Synopsis:
ANZ notes that while USD/JPY has dropped over 2% on the back of weak US payrolls, the pair may struggle to extend losses without fresh catalysts. Domestic economic risks and policy uncertainty, combined with sensitivity to upcoming US CPI data, leave the JPY vulnerable in the near term.
Key Points:
Post-NFP Drop May Stall Without New Drivers:
The sharp decline in USD/JPY after July’s NFP release has exhausted some bearish momentum. ANZ sees the need for fresh catalysts to push the pair lower.
Mixed Domestic Picture:
Japan’s GDP release is in focus, with weaker export data posing a downside risk. While household spending rose strongly in May (+4.7% y/y), this may be largely inflation-driven. Wage growth has stalled, and real wages remain negative.

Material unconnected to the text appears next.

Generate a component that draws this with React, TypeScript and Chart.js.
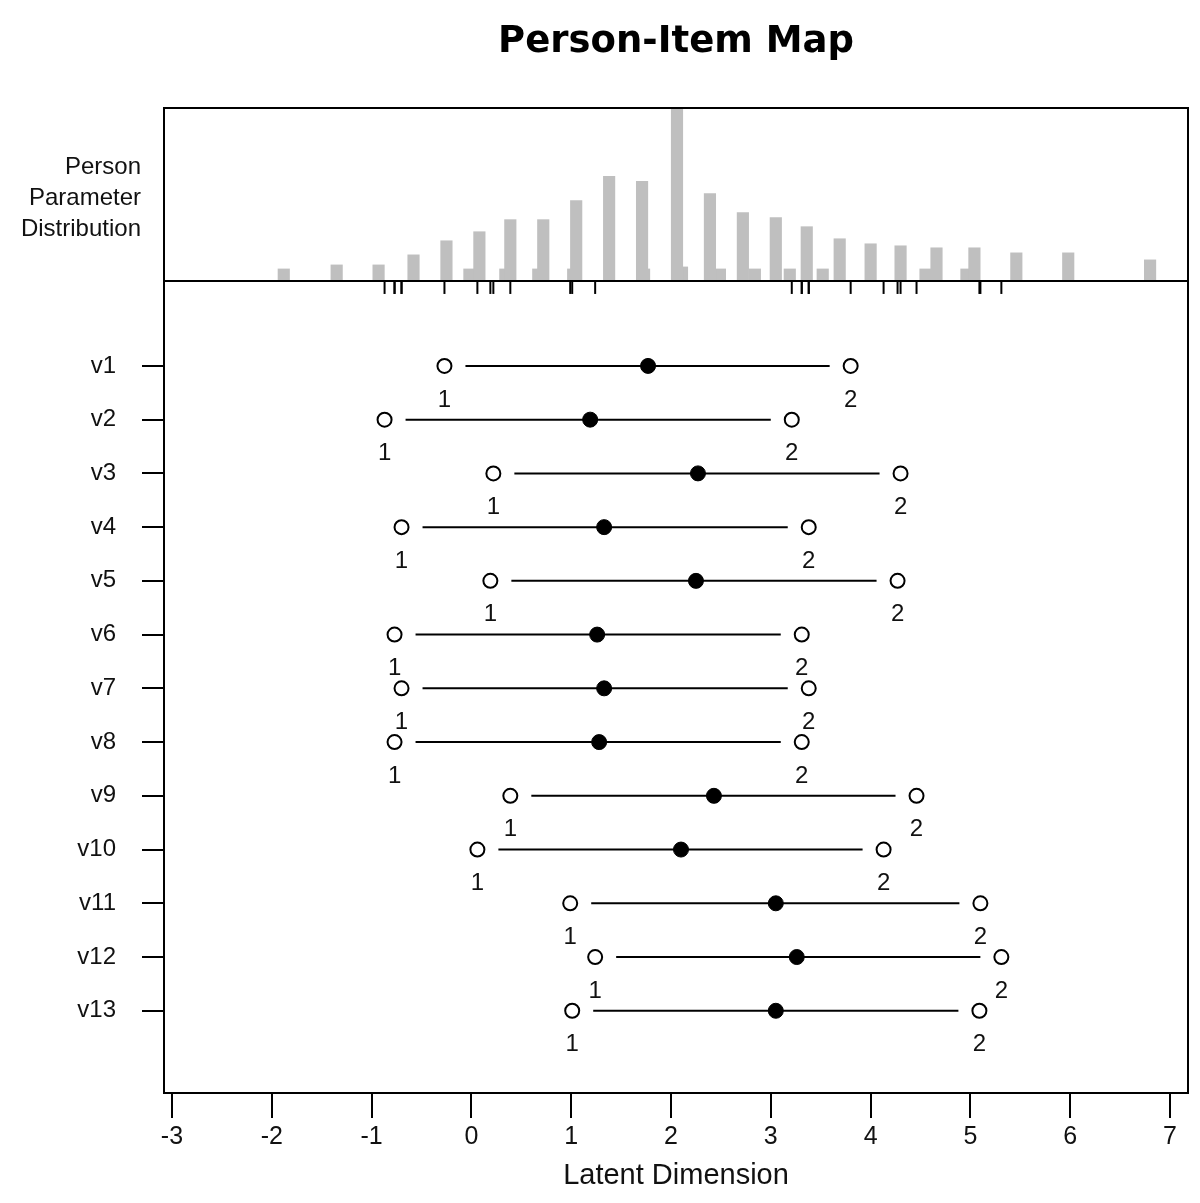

BoJ Likely to Stay Cautious:
Soft export performance and sluggish real wage growth could keep the BoJ from taking a more hawkish stance, limiting scope for JPY gains.
Policy Uncertainty Adding Headwinds:
Risks from US trade policy and domestic political developments are expected to weigh on sentiment toward the JPY.
US CPI as a Key Risk Event:
Any rebound in US inflation this week could lift US yields and strengthen the USD, leaving the JPY exposed to renewed selling pressure.
Conclusion:
ANZ sees the JPY at risk of near-term weakness if US CPI surprises to the upside. Without a fresh domestic catalyst or stronger BoJ policy signals, USD/JPY may struggle to sustain recent declines.